According to court documents, Hennessey shot Michaud five times on the front porch of their apartment building. When Michaud’s girlfriend, Jamie Wakefield, was attempting to help him, Hennessey came back outside, and shot Michaud once more in the head and fled on a dirt bike, riding along the railroad tracks until he surrendered to police in New Hampshire.

Wakefield, who was pregnant at the time, told officers several times that “Randy,” referring to Hennessey, shot her boyfriend, court records show. Attorneys also debated Tuesday whether to tell the jury that Wakefield was pregnant at the time of the shooting.

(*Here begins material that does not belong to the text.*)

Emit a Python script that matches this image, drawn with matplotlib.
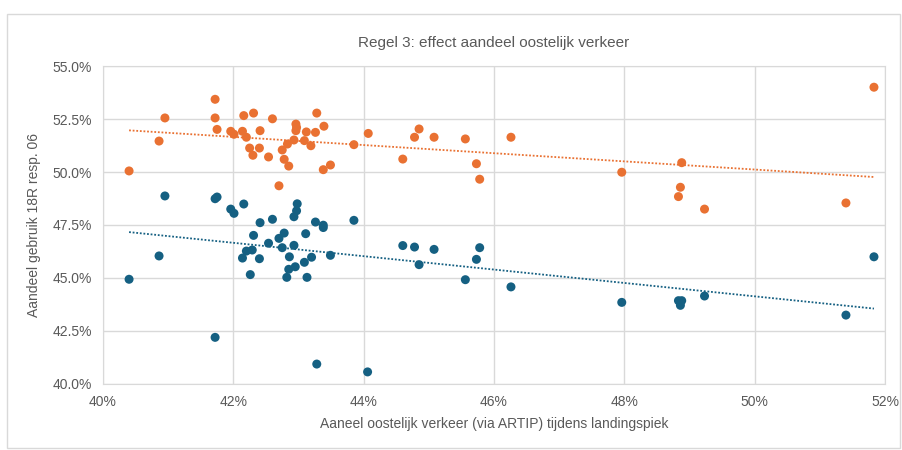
import numpy as np
import matplotlib.pyplot as plt
from matplotlib.patches import Rectangle
from matplotlib.ticker import FuncFormatter

# aandeel oostelijk verkeer (x) en aandeel gebruik 18R resp. 06 (y), in procenten
x_18r = [40.40, 40.86, 40.95, 41.72, 41.72, 41.75, 41.96, 42.01, 42.16, 42.31,
         42.14, 42.20, 42.25, 42.30, 42.41, 42.40, 42.60, 42.54, 42.70, 42.75,
         42.78, 42.85, 42.83, 42.93, 42.96, 42.97, 42.96, 43.09, 43.12, 43.19,
         43.26, 43.28, 43.39, 43.38, 43.49, 43.85, 44.07, 44.60, 44.78, 44.85,
         45.08, 45.56, 45.73, 45.78, 46.26, 47.96, 48.88, 48.86, 48.83, 49.23,
         51.40, 51.83]
y_18r = [50.05, 51.46, 52.55, 53.43, 52.55, 52.01, 51.92, 51.78, 52.66, 52.78,
         51.92, 51.64, 51.13, 50.79, 51.95, 51.13, 52.51, 50.71, 49.35, 51.04,
         50.60, 50.28, 51.32, 51.51, 52.26, 52.10, 51.95, 51.48, 51.89, 51.24,
         51.87, 52.78, 52.16, 50.11, 50.33, 51.29, 51.82, 50.61, 51.64, 52.03,
         51.64, 51.56, 50.39, 49.66, 51.64, 49.99, 50.44, 49.28, 48.84, 48.25,
         48.54, 54.00]

x_06 = [40.40, 40.86, 40.95, 41.72, 41.75, 41.72, 41.96, 42.01, 42.16, 42.31,
        42.20, 42.29, 42.14, 42.26, 42.41, 42.40, 42.60, 42.54, 42.70, 42.78,
        42.75, 42.86, 42.85, 42.82, 42.95, 42.93, 42.93, 42.97, 42.98, 43.09,
        43.11, 43.20, 43.13, 43.26, 43.38, 43.38, 43.49, 43.28, 43.85, 44.06,
        44.60, 44.78, 44.85, 45.08, 45.56, 45.73, 45.78, 46.26, 47.96, 48.83,
        48.88, 48.86, 49.23, 51.40, 51.83]
y_06 = [44.94, 46.04, 48.87, 48.74, 48.82, 42.20, 48.25, 48.05, 48.49, 47.01,
        46.27, 46.32, 45.94, 45.16, 47.61, 45.91, 47.77, 46.64, 46.87, 47.12,
        46.43, 46.00, 45.41, 45.03, 45.53, 46.54, 47.89, 48.17, 48.50, 45.74,
        47.09, 45.98, 45.03, 47.64, 47.49, 47.38, 46.07, 40.94, 47.72, 40.57,
        46.53, 46.46, 45.63, 46.35, 44.92, 45.88, 46.43, 44.58, 43.85, 43.93,
        43.93, 43.71, 44.15, 43.25, 46.00]

x_ticks = [40, 42, 44, 46, 48, 50, 52]
y_ticks = [40.0, 42.5, 45.0, 47.5, 50.0, 52.5, 55.0]

orange = "#E97132"
blue = "#156082"
grey_text = "#595959"
grid_col = "#D9D9D9"

plt.rcParams["font.family"] = ["Liberation Sans", "DejaVu Sans"]

fig = plt.figure(figsize=(9.02, 4.50), dpi=100)
fig.patches.append(Rectangle((0.008, 0.005), 0.99, 0.965, transform=fig.transFigure,
                             fill=False, edgecolor="#D9D9D9", linewidth=1))
ax = fig.add_axes([0.1142, 0.1467, 0.867, 0.7066])

for xs, ys, col in [(x_18r, y_18r, orange), (x_06, y_06, blue)]:
    ax.scatter(xs, ys, s=42, color=col, edgecolors="none", zorder=3)
    k, b = np.polyfit(xs, ys, 1)
    lx = np.array([min(xs), max(xs)])
    ax.plot(lx, k * lx + b, color=col, linestyle=(0, (1, 1)), linewidth=1.3, zorder=2)

ax.set_xlim(40, 52)
ax.set_ylim(40, 55)
ax.set_xticks(x_ticks)
ax.set_yticks(y_ticks)
ax.xaxis.set_major_formatter(FuncFormatter(lambda v, p: f"{v:.0f}%"))
ax.yaxis.set_major_formatter(FuncFormatter(lambda v, p: f"{v:.1f}%"))
ax.tick_params(length=0, labelsize=10, colors=grey_text, pad=8)
ax.grid(True, color=grid_col, linewidth=1)
ax.set_axisbelow(True)
for side in ["top", "right", "left", "bottom"]:
    ax.spines[side].set_color(grid_col)

ax.set_title("Regel 3: effect aandeel oostelijk verkeer", fontsize=11,
             color=grey_text, pad=14)
ax.set_xlabel("Aaneel oostelijk verkeer (via ARTIP) tijdens landingspiek",
              fontsize=10, color=grey_text, labelpad=6)
ax.set_ylabel("Aandeel gebruik 18R resp. 06", fontsize=10, color=grey_text, labelpad=8)

fig.savefig("out.png", dpi=100)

Hess said the detail would be used as a “big hammer” to invoke the jury’s emotional reactions. Ackerman argued it was relevant because Wakefield was taken to the hospital after the shooting to ensure her pregnancy was still healthy. In the ambulance ride and on body camera footage, she told authorities that Hennessey was the shooter. The judge agreed with Ackerman.

Friends of Michaud told the Press Herald in 2021 that he had a bright future with Wakefield. He was excited for fatherhood and was training to be a firefighter. They said he loved motorcycles, vintage cars and always helped others.

Wakefield told police after the shooting that Michaud was “was in the process of evicting (Hennessey) who is a tenant in the building” and that Hennessey was confrontational with her when she came home before the shooting, according to court records.

Ackerman suggested Hess would claim the shooting was in self-defense, even though Michaud was shot in the back. Hess, who did not respond to a phone message Tuesday asking to discuss the case, didn’t give any indication of his defense strategy in court Tuesday.

It’s taken more than two years to bring the case to trial. In November 2022, Hennessey asked that his court-appointed attorney, Tina Nadeau, be replaced because he believed she was not representing him to the extent they should. Nadeau withdrew from the case and the judge appointed Hess.